Exclusions (explicit non-goals)

NOT implemented and NOT extension points sanctioned by this ADR:

  • Bayesian / Kalman / particle / smoothing filters.
  • Inference: NEES, NIS, Mahalanobis distance, chi-square gates, consistency tests.
  • Confidence / risk scoring: no derived "estimator quality" metric.
  • Classification: no labeling of records as "outliers", "anomalies", or "good"/"bad".
  • Alerting / paging / notifications.
  • Anomaly / trend detection / forecasting.
  • Recommendations / autonomous decisions.
  • Planners / controllers / path optimization.
  • SLAM / localization / sensor fusion.
  • ML / neural networks.
  • Dashboards / GUI / plotting / charts / histograms / heatmaps.
  • HTML / PDF / Markdown report rendering.
  • Natural-language summaries.
  • Std deviation / variance / percentiles / quartiles (deferred to a future ADR if requested).
  • Cross-sample correlations (timestamp vs error, trace vs error, etc.).

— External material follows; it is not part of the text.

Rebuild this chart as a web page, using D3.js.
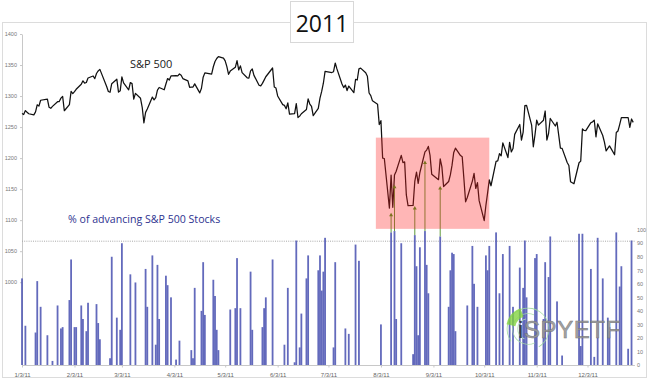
<!DOCTYPE html>
<html><head><meta charset="utf-8">
<script src="https://cdn.jsdelivr.net/npm/d3@7"></script>
<style>
html,body{margin:0;padding:0;background:#fff;}
svg{display:block;}
text{font-family:"Open Sans",sans-serif;}
</style></head>
<body>
<svg id="chart" width="650" height="383"></svg>
<script>
// ---------------- DATA ----------------
const title = "2011";
const seriesLine = "S&P 500";
const seriesBars = "% of advancing S&P 500 Stocks";

const spDays = [
"1/3","1/4","1/5","1/6","1/7","1/10","1/11","1/12","1/13","1/14","1/18","1/19","1/20","1/21","1/24","1/25","1/26","1/27","1/28","1/31",
"2/1","2/2","2/3","2/4","2/7","2/8","2/9","2/10","2/11","2/14","2/15","2/16","2/17","2/18","2/22","2/23","2/24","2/25","2/28",
"3/1","3/2","3/3","3/4","3/7","3/8","3/9","3/10","3/11","3/14","3/15","3/16","3/17","3/18","3/21","3/22","3/23","3/24","3/25","3/28","3/29","3/30","3/31",
"4/1","4/4","4/5","4/6","4/7","4/8","4/11","4/12","4/13","4/14","4/15","4/18","4/19","4/20","4/21","4/25","4/26","4/27","4/28","4/29",
"5/2","5/3","5/4","5/5","5/6","5/9","5/10","5/11","5/12","5/13","5/16","5/17","5/18","5/19","5/20","5/23","5/24","5/25","5/26","5/27","5/31",
"6/1","6/2","6/3","6/6","6/7","6/8","6/9","6/10","6/13","6/14","6/15","6/16","6/17","6/20","6/21","6/22","6/23","6/24","6/27","6/28","6/29","6/30",
"7/1","7/5","7/6","7/7","7/8","7/11","7/12","7/13","7/14","7/15","7/18","7/19","7/20","7/21","7/22","7/25","7/26","7/27","7/28","7/29",
"8/1","8/2","8/3","8/4","8/5","8/8","8/9","8/10","8/11","8/12","8/15","8/16","8/17","8/18","8/19","8/22","8/23","8/24","8/25","8/26","8/29","8/30","8/31",
"9/1","9/2","9/6","9/7","9/8","9/9","9/12","9/13","9/14","9/15","9/16","9/19","9/20","9/21","9/22","9/23","9/26","9/27","9/28","9/29","9/30",
"10/3","10/4","10/5","10/6","10/7","10/10","10/11","10/12","10/13","10/14","10/17","10/18","10/19","10/20","10/21","10/24","10/25","10/26","10/27","10/28","10/31",
"11/1","11/2","11/3","11/4","11/7","11/8","11/9","11/10","11/11","11/14","11/15","11/16","11/17","11/18","11/21","11/22","11/23","11/25","11/28","11/29","11/30",
"12/1","12/2","12/5","12/6","12/7","12/8","12/9","12/12","12/13","12/14","12/15","12/16","12/19","12/20","12/21","12/22","12/23","12/27","12/28","12/29","12/30"
];
const spClose = [
1271.87,1270.20,1276.56,1273.85,1271.50,1269.75,1274.48,1285.96,1283.76,1293.24,1295.02,1281.92,1280.26,1283.35,1290.84,1291.18,1296.63,1299.54,1276.34,1286.12,
1307.59,1304.03,1307.10,1310.87,1319.05,1324.57,1320.88,1321.87,1329.15,1332.32,1328.01,1336.32,1340.43,1343.01,1315.44,1307.40,1306.10,1319.88,1327.22,
1306.33,1308.44,1330.97,1321.15,1310.13,1321.82,1320.02,1295.11,1304.28,1296.39,1281.87,1256.88,1273.72,1279.21,1298.38,1293.77,1297.54,1309.66,1313.80,1310.19,1319.44,1328.26,1325.83,
1332.41,1332.87,1332.63,1335.54,1333.51,1328.17,1324.46,1314.16,1314.41,1314.52,1319.68,1305.14,1312.62,1330.36,1337.38,1335.25,1347.24,1355.66,1360.48,1363.61,
1361.22,1356.62,1347.32,1335.10,1340.20,1346.29,1357.16,1342.08,1348.65,1337.77,1329.47,1328.98,1340.68,1343.60,1333.27,1317.37,1316.28,1320.47,1325.69,1331.10,1345.20,
1314.55,1312.94,1300.16,1286.17,1284.94,1279.56,1289.00,1270.98,1271.83,1287.87,1265.42,1267.64,1271.50,1278.36,1295.52,1287.14,1283.50,1268.45,1280.10,1296.67,1307.41,1320.64,
1339.67,1337.88,1339.22,1353.22,1343.80,1319.49,1313.64,1317.72,1308.87,1316.14,1305.44,1326.73,1325.84,1343.80,1345.02,1337.43,1331.94,1304.89,1300.67,1292.28,
1286.94,1254.05,1260.34,1200.07,1199.38,1119.46,1172.53,1120.76,1172.64,1178.81,1204.49,1192.76,1193.89,1140.65,1123.53,1123.82,1162.35,1177.60,1159.27,1176.80,1210.08,1212.92,1218.89,
1204.42,1173.97,1165.24,1198.62,1185.90,1154.23,1162.27,1172.87,1188.68,1209.11,1216.01,1204.09,1202.09,1166.76,1129.56,1136.43,1162.95,1175.38,1151.06,1160.40,1131.42,
1099.23,1123.95,1144.03,1164.97,1155.46,1194.89,1195.54,1207.25,1203.66,1224.58,1200.86,1225.38,1209.88,1215.39,1238.25,1254.19,1229.05,1242.00,1284.59,1285.09,1253.30,
1218.28,1237.90,1261.15,1253.23,1261.12,1275.92,1229.10,1239.70,1263.85,1251.78,1257.81,1236.91,1216.13,1215.65,1192.98,1188.04,1161.79,1158.67,1192.55,1195.19,1246.96,
1244.58,1244.28,1257.08,1258.47,1261.01,1234.35,1255.19,1236.47,1225.73,1211.82,1215.75,1219.66,1205.35,1241.30,1243.72,1254.00,1265.33,1265.43,1249.64,1263.02,1257.60
];

const barDays = [
"1/3","1/5","1/11","1/12","1/14","1/18","1/21","1/24","1/26","1/27","1/31",
"2/1","2/3","2/4","2/7","2/8","2/10","2/11","2/16","2/17","2/18","2/24","2/25","2/28",
"3/2","3/3","3/8","3/11","3/17","3/18","3/21","3/23","3/24","3/25","3/29","3/30",
"4/1","4/4","4/6","4/13","4/14","4/15","4/19","4/20","4/21","4/26","4/27","4/28","4/29",
"5/6","5/9","5/10","5/12","5/18","5/19","5/25","5/26","5/27","5/31",
"6/7","6/9","6/13","6/14","6/16","6/17","6/20","6/21","6/27","6/28","6/29","6/30",
"7/1","7/6","7/7","7/13","7/15","7/19","7/21",
"8/3","8/9","8/11","8/12","8/15","8/22","8/23","8/24","8/25","8/26","8/29","8/30","8/31",
"9/7","9/12","9/13","9/14","9/15","9/16","9/23","9/26","9/27","9/29",
"10/4","10/5","10/6","10/10","10/12","10/14","10/18","10/20","10/24","10/26","10/27","10/28",
"11/2","11/3","11/7","11/8","11/10","11/11","11/15","11/18","11/28","11/29","11/30",
"12/5","12/7","12/9","12/12","12/15","12/16","12/20","12/22","12/23","12/27","12/29"
];
const barPct = [
64,29,24,62,43,22,3,44,27,28,48,
78,28,28,44,34,25,46,45,31,19,5,80,35,
26,90,67,61,71,43,81,15,74,34,66,59,
50,4,18,11,5,57,40,76,37,63,51,26,11,
41,42,79,42,69,26,28,42,50,78,
15,57,2,92,13,38,64,81,70,81,55,69,
94,13,76,27,23,89,77,
30,98,99,34,90,8,96,73,22,87,99,74,53,
95,43,70,83,82,25,44,88,60,43,
81,70,88,98,53,82,88,43,72,57,92,50,
79,82,34,76,65,95,47,7,97,14,97,
71,6,94,64,35,28,98,58,73,12,92
];

const arrowDays = ["8/9","8/11","8/23","8/29","9/7"];
const arrowTips = [1112,1157,1123,1196,1155];
const highlightDays = ["7/31","10/6"];
const highlightVals = [1086,1233];
const leftTicks = [1000,1050,1100,1150,1200,1250,1300,1350,1400];
const rightTicks = [0,10,20,30,40,50,60,70,80,90,100];
const monthTickDays = ["1/3","2/3","3/3","4/3","5/3","6/3","7/3","8/3","9/3","10/3","11/3","12/3"];
const monthTickLabels = ["1/3/11","2/3/11","3/3/11","4/3/11","5/3/11","6/3/11","7/3/11","8/3/11","9/3/11","10/3/11","11/3/11","12/3/11"];
const thresholdPct = 91.5;
const logoText = ["i","SPYETF"];

// ---------------- SCALES ----------------
const parse = s => d3.utcParse("%m/%d/%Y")(s + "/2011");
const svg = d3.select("#chart");

const x = d3.scaleUtc().domain([parse("1/3"), parse("12/3")]).range([22, 587.5]);
const yS = d3.scaleLinear().domain([866.6, 1400]).range([365, 34]);
const yP = d3.scaleLinear().domain([0, 100]).range([365, 229.7]);

// frame
svg.append("rect").attr("x",2.5).attr("y",22.5).attr("width",644).attr("height",355)
  .attr("fill","#fff").attr("stroke","#dcdcdc").attr("stroke-width",1);

// left axis
const gL = svg.append("g").attr("transform","translate(22,0)")
  .call(d3.axisLeft(yS).tickValues(leftTicks).tickFormat(d3.format("d")).tickSize(2).tickSizeOuter(0).tickPadding(3));
gL.select(".domain").attr("stroke","#c8c8c8");
gL.selectAll(".tick line").attr("stroke","#c8c8c8");
gL.selectAll("text").attr("font-size",5.5).attr("fill","#777").style("font-family","Liberation Sans, Arial");

// right axis labels
const gR = svg.append("g").attr("transform","translate(634,0)")
  .call(d3.axisRight(yP).tickValues(rightTicks).tickSize(0).tickPadding(3));
gR.select(".domain").remove();
gR.selectAll("text").attr("font-size",5.5).attr("fill","#777").style("font-family","Liberation Sans, Arial");

// baseline & bottom axis
const xEnd = x(parse("12/31"));
svg.append("line").attr("x1",22).attr("x2",xEnd).attr("y1",365.5).attr("y2",365.5)
  .attr("stroke","#c8c8c8");
const gB = svg.append("g").attr("transform","translate(0,365.5)")
  .call(d3.axisBottom(x).tickValues(monthTickDays.map(parse))
    .tickFormat((d,i)=>monthTickLabels[i]).tickSize(2).tickPadding(5));
gB.select(".domain").remove();
gB.selectAll(".tick line").attr("stroke","#c8c8c8");
gB.selectAll("text").attr("font-size",6).attr("fill","#666").style("font-family","Liberation Sans, Arial");

// threshold dotted line
svg.append("line").attr("x1",22).attr("x2",xEnd).attr("y1",yP(thresholdPct)).attr("y2",yP(thresholdPct))
  .attr("stroke","#a8a8a8").attr("stroke-width",1).attr("stroke-dasharray","1,1.2");

// bars
svg.append("g").selectAll("rect").data(barDays.map((d,i)=>({d:parse(d),v:barPct[i]})))
  .join("rect")
  .attr("x",d=>x(d.d)-0.9).attr("width",1.8)
  .attr("y",d=>yP(d.v)).attr("height",d=>yP(0)-yP(d.v))
  .attr("fill","#4850b0").attr("fill-opacity",0.85);

// S&P line
const lineData = spDays.map((d,i)=>({d:parse(d),v:spClose[i]}));
svg.append("path").datum(lineData)
  .attr("d", d3.line().x(d=>x(d.d)).y(d=>yS(d.v)))
  .attr("fill","none").attr("stroke","#111").attr("stroke-width",1.25).attr("stroke-linejoin","round");

// arrows
const gA = svg.append("g");
arrowDays.forEach((d,i)=>{
  const ax = x(parse(d));
  const bi = barDays.indexOf(d);
  const yb = yP(barPct[bi]);
  const yt = yS(arrowTips[i]);
  gA.append("line").attr("x1",ax).attr("x2",ax).attr("y1",yb).attr("y2",yt+3)
    .attr("stroke","#5f9a3a").attr("stroke-width",1);
  gA.append("path").attr("d",`M${ax-2},${yt+3.5}L${ax+2},${yt+3.5}L${ax},${yt}Z`).attr("fill","#3e9a1e");
});

// highlight box
svg.append("rect")
  .attr("x",x(parse(highlightDays[0]))).attr("width",x(parse(highlightDays[1]))-x(parse(highlightDays[0])))
  .attr("y",yS(highlightVals[1])).attr("height",yS(highlightVals[0])-yS(highlightVals[1]))
  .attr("fill","#ff2020").attr("fill-opacity",0.33);

// labels
svg.append("text").attr("x",130).attr("y",67.5).attr("font-size",11).attr("fill","#222").text(seriesLine);
svg.append("text").attr("x",68).attr("y",223).attr("font-size",10.6).attr("fill","#2e3290").text(seriesBars);

// title box
svg.append("rect").attr("x",290.5).attr("y",1.5).attr("width",63).attr("height",41)
  .attr("fill","#fff").attr("stroke","#d8d8d8");
svg.append("text").attr("x",322).attr("y",32).attr("text-anchor","middle")
  .attr("font-size",23).attr("fill","#111").text(title);

// logo
const lg = svg.append("g").attr("opacity",0.9);
const cx = 528, cy = 329;
const arc = d3.arc();
lg.append("path").attr("transform",`translate(${cx},${cy})`)
  .attr("d",arc({innerRadius:20.5,outerRadius:21.3,startAngle:-2.2,endAngle:2.6})).attr("fill","#9ad89a");
lg.append("path").attr("transform",`translate(${cx},${cy})`)
  .attr("d",arc({innerRadius:15,outerRadius:15.8,startAngle:-3.6,endAngle:0.4})).attr("fill","#a8dca8");
lg.append("path").attr("transform",`translate(${cx},${cy})`)
  .attr("d",arc({innerRadius:10,outerRadius:10.8,startAngle:-2.8,endAngle:-0.2})).attr("fill","#b5e3b5");
lg.append("path").attr("transform",`translate(${cx},${cy})`)
  .attr("d",arc({innerRadius:13,outerRadius:22,startAngle:-1.35,endAngle:-0.35})).attr("fill","#7fd23a").attr("opacity",0.85);
const lt = lg.append("text").attr("x",518).attr("y",338).attr("font-size",24)
  .style("font-family","Liberation Sans, Arial").attr("letter-spacing",0.6);
lt.append("tspan").attr("fill","#333").text(logoText[0]);
lt.append("tspan").attr("fill","#9a9a9a").attr("stroke","#6e6e6e").attr("stroke-width",0.5).text(logoText[1]);
</script>
</body></html>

"Description is not evaluation"

covariance_trace_mean = 1e-3 and position_error_max_m = 0.42 are two facts the summary exposes side-by-side. The summary does NOT:

  • assert that 1e-3 was "too small" for an error of 0.42 m,
  • assert that the estimator was overconfident, underconfident, or correctly calibrated,
  • assert any causal relationship between the two,
  • score the run.

A human reading the summary can form hypotheses; the system explicitly refuses to do so. If and when Project Ghost decides it needs evaluation (NEES, NIS, calibration scoring), it will be a separate ADR and a separate artifact that does NOT extend this one.

Consequences

Positive.

  • A single derived artifact answers the eight run-level questions about belief consistency that would otherwise require manually scanning N records.
  • Composes cleanly with ADR-0016: analyze-belief | summarize-belief becomes the canonical pipeline.
  • BELIEF_CONSISTENCY_ANALYSIS_VERSION and BELIEF_CONSISTENCY_REPORT_SCHEMA_VERSION are versioned contracts; bumping either is a deliberate breaking change.
  • The narrow descriptive-statistics scope prevents creep into evaluation territory.

Negative.

  • An operator may be tempted to read calibration claims into a covariance_trace_mean paired with a large position_error_max_m. The ADR's "description is not evaluation" clause must be cited whenever that comes up; we will revisit only when a separate evaluation ADR lands.
  • Pipeline now requires two CLI invocations (analyze-belief then summarize-belief) instead of one. Justified because keeping alignment policy (ADR-0016) and aggregation policy (ADR-0017) separately versionable is more valuable than command-line brevity.

Alternatives Considered

  1. Embed the summary inside BeliefTraceabilityReport. Rejected: couples ADR-0016's schema to ADR-0017's aggregation decisions; a new aggregate field forces ADR-0016 schema bumps.
  2. Take two MCAPs directly (truth, belief) like analyze-belief. Rejected: duplicates the alignment logic of ADR-0016 and obscures the dependency. Composition via the report JSON makes the contract explicit.
  3. Add std, variance, quartiles, percentiles. Rejected for v1: each adds at least one design decision (Bessel correction, percentile interpolation, bucketing) that merits its own ADR.
  4. Cross-field correlations (e.g. covariance_vs_error_ratio). Rejected: implies a relationship the summary is not authorized to describe under the observational posture.
  5. Emit a single combined artifact (analyze-belief produces both the trace report and the summary). Rejected: violates the separation of "facts" (ADR-0016) from "descriptive statistics over the facts" (this ADR), and conflates two versioned contracts into one.

Backward compatibility

Zero impact. New module, new public symbols, new CLI subcommand. ADR-0013 (RunSummary) unchanged. ADR-0014 (BehaviorTrace) unchanged. ADR-0015 (NoisyGroundTruthEstimator) unchanged. ADR-0016 (BeliefTraceabilityReport) unchanged.